== Goal ==
Reproduce all the material exactly, minus any pictures it holds.

== Stored data ==

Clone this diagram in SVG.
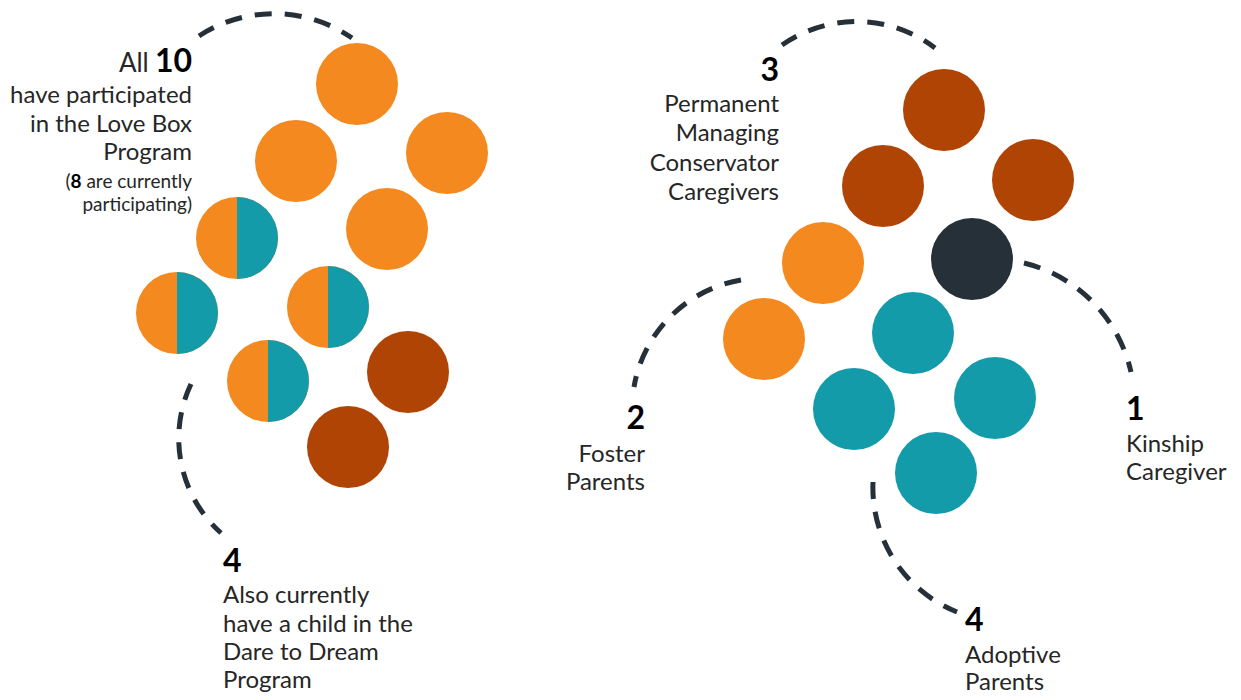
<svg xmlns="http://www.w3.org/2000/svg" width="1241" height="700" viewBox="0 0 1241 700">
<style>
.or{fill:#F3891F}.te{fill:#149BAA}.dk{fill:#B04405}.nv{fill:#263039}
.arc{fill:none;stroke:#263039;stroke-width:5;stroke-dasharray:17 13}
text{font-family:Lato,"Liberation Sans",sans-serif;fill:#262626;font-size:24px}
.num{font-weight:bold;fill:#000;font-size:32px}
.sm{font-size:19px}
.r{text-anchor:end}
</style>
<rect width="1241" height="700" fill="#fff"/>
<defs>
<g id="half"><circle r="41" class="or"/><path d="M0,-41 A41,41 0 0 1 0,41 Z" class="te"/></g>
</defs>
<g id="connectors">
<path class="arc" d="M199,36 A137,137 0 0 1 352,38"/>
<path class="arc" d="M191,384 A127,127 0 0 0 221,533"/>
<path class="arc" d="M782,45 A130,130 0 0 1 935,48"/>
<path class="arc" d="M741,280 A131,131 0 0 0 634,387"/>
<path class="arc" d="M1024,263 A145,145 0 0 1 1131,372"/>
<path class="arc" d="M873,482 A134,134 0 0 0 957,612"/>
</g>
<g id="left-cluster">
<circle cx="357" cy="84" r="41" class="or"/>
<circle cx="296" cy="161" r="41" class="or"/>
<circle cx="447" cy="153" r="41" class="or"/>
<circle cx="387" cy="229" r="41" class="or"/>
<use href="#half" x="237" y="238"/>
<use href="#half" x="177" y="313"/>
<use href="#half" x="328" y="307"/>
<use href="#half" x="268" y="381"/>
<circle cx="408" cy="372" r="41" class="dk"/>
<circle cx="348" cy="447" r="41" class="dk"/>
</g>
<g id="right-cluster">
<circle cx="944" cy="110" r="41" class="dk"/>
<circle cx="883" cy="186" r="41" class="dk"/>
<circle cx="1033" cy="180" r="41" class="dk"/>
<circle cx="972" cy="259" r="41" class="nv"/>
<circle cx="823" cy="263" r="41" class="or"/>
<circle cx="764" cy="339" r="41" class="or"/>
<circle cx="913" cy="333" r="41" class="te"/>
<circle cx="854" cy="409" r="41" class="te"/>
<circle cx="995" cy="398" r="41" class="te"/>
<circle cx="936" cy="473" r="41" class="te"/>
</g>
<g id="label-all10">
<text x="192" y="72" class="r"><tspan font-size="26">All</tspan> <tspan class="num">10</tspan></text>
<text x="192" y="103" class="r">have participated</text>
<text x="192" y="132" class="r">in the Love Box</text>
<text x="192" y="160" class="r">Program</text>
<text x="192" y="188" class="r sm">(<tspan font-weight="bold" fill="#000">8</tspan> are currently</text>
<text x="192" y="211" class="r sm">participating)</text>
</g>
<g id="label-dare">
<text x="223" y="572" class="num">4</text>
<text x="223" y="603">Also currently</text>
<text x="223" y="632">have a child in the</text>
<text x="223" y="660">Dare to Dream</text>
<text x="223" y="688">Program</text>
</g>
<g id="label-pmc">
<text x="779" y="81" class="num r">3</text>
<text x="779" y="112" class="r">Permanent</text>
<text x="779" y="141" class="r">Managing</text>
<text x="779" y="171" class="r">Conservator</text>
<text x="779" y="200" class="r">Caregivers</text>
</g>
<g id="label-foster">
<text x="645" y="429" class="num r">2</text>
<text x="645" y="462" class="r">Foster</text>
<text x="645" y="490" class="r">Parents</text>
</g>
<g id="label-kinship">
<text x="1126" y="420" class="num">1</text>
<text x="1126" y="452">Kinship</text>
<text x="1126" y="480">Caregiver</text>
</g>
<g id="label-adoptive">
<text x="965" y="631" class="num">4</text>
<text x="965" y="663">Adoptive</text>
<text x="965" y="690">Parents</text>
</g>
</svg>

== Correct answer ==
Clone this diagram in SVG.
<svg xmlns="http://www.w3.org/2000/svg" width="1241" height="700" viewBox="0 0 1241 700">
<style>
.or{fill:#F3891F}.te{fill:#149BAA}.dk{fill:#B04405}.nv{fill:#263039}
.arc{fill:none;stroke:#263039;stroke-width:5;stroke-dasharray:17 13}
text{font-family:Lato,"Liberation Sans",sans-serif;fill:#262626;font-size:24px}
.num{font-weight:bold;fill:#000;font-size:32px}
.sm{font-size:19px}
.r{text-anchor:end}
</style>
<rect width="1241" height="700" fill="#fff"/>
<defs>
<g id="half"><circle r="41" class="or"/><path d="M0,-41 A41,41 0 0 1 0,41 Z" class="te"/></g>
</defs>
<g id="connectors">
<path class="arc" d="M199,36 A137,137 0 0 1 352,38"/>
<path class="arc" d="M191,384 A127,127 0 0 0 221,533"/>
<path class="arc" d="M782,45 A130,130 0 0 1 935,48"/>
<path class="arc" d="M741,280 A131,131 0 0 0 634,387"/>
<path class="arc" d="M1024,263 A145,145 0 0 1 1131,372"/>
<path class="arc" d="M873,482 A134,134 0 0 0 957,612"/>
</g>
<g id="left-cluster">
<circle cx="357" cy="84" r="41" class="or"/>
<circle cx="296" cy="161" r="41" class="or"/>
<circle cx="447" cy="153" r="41" class="or"/>
<circle cx="387" cy="229" r="41" class="or"/>
<use href="#half" x="237" y="238"/>
<use href="#half" x="177" y="313"/>
<use href="#half" x="328" y="307"/>
<use href="#half" x="268" y="381"/>
<circle cx="408" cy="372" r="41" class="dk"/>
<circle cx="348" cy="447" r="41" class="dk"/>
</g>
<g id="right-cluster">
<circle cx="944" cy="110" r="41" class="dk"/>
<circle cx="883" cy="186" r="41" class="dk"/>
<circle cx="1033" cy="180" r="41" class="dk"/>
<circle cx="972" cy="259" r="41" class="nv"/>
<circle cx="823" cy="263" r="41" class="or"/>
<circle cx="764" cy="339" r="41" class="or"/>
<circle cx="913" cy="333" r="41" class="te"/>
<circle cx="854" cy="409" r="41" class="te"/>
<circle cx="995" cy="398" r="41" class="te"/>
<circle cx="936" cy="473" r="41" class="te"/>
</g>
<g id="label-all10">
<text x="192" y="72" class="r"><tspan font-size="26">All</tspan> <tspan class="num">10</tspan></text>
<text x="192" y="103" class="r">have participated</text>
<text x="192" y="132" class="r">in the Love Box</text>
<text x="192" y="160" class="r">Program</text>
<text x="192" y="188" class="r sm">(<tspan font-weight="bold" fill="#000">8</tspan> are currently</text>
<text x="192" y="211" class="r sm">participating)</text>
</g>
<g id="label-dare">
<text x="223" y="572" class="num">4</text>
<text x="223" y="603">Also currently</text>
<text x="223" y="632">have a child in the</text>
<text x="223" y="660">Dare to Dream</text>
<text x="223" y="688">Program</text>
</g>
<g id="label-pmc">
<text x="779" y="81" class="num r">3</text>
<text x="779" y="112" class="r">Permanent</text>
<text x="779" y="141" class="r">Managing</text>
<text x="779" y="171" class="r">Conservator</text>
<text x="779" y="200" class="r">Caregivers</text>
</g>
<g id="label-foster">
<text x="645" y="429" class="num r">2</text>
<text x="645" y="462" class="r">Foster</text>
<text x="645" y="490" class="r">Parents</text>
</g>
<g id="label-kinship">
<text x="1126" y="420" class="num">1</text>
<text x="1126" y="452">Kinship</text>
<text x="1126" y="480">Caregiver</text>
</g>
<g id="label-adoptive">
<text x="965" y="631" class="num">4</text>
<text x="965" y="663">Adoptive</text>
<text x="965" y="690">Parents</text>
</g>
</svg>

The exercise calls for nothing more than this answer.